== EXERCISE ==
Identify the lines that include the word "chart", then copy all of them.
**********
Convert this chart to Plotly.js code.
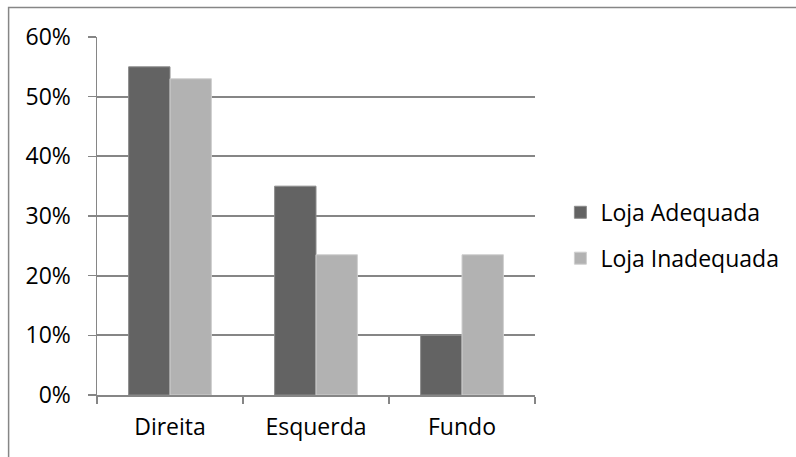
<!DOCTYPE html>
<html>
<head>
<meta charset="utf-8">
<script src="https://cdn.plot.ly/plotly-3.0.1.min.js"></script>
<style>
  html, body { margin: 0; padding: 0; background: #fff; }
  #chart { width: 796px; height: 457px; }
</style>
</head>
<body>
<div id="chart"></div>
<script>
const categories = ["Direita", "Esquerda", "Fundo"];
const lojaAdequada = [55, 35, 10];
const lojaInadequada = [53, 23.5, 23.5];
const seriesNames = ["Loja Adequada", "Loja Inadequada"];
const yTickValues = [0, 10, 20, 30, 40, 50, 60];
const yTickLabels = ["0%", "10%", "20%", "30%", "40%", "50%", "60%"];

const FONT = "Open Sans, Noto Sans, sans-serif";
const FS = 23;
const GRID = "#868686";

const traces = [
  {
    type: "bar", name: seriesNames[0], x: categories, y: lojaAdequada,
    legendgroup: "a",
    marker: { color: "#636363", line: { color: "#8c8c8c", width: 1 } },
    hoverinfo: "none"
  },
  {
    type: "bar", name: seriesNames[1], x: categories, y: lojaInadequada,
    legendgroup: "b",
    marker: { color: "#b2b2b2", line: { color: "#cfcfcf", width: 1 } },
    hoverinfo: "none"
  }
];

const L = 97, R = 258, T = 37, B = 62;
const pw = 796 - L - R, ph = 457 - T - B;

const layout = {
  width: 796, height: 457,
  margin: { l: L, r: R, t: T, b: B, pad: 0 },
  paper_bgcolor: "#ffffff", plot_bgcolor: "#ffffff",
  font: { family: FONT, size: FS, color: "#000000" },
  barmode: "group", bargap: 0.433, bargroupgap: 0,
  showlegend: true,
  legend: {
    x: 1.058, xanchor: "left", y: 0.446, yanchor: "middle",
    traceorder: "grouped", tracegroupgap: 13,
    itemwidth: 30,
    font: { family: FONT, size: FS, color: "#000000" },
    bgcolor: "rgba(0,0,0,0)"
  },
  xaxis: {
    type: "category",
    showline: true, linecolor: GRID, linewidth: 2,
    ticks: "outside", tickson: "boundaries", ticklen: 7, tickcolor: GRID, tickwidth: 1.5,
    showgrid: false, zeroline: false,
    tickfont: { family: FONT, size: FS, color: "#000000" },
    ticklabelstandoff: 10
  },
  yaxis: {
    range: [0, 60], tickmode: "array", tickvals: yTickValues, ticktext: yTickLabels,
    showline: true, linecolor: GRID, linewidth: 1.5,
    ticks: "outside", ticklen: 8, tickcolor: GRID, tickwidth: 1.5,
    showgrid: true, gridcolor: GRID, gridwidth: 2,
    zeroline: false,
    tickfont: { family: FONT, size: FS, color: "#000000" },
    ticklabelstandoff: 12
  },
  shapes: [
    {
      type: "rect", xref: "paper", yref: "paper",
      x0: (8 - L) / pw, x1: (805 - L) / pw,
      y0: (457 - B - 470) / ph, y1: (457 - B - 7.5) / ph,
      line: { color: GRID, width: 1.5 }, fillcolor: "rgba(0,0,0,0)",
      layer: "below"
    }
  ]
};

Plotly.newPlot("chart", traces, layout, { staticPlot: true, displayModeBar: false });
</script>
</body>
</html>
**********
== FINAL ANSWER ==
Convert this chart to Plotly.js code.
  #chart { width: 796px; height: 457px; }
<div id="chart"></div>
Plotly.newPlot("chart", traces, layout, { staticPlot: true, displayModeBar: false });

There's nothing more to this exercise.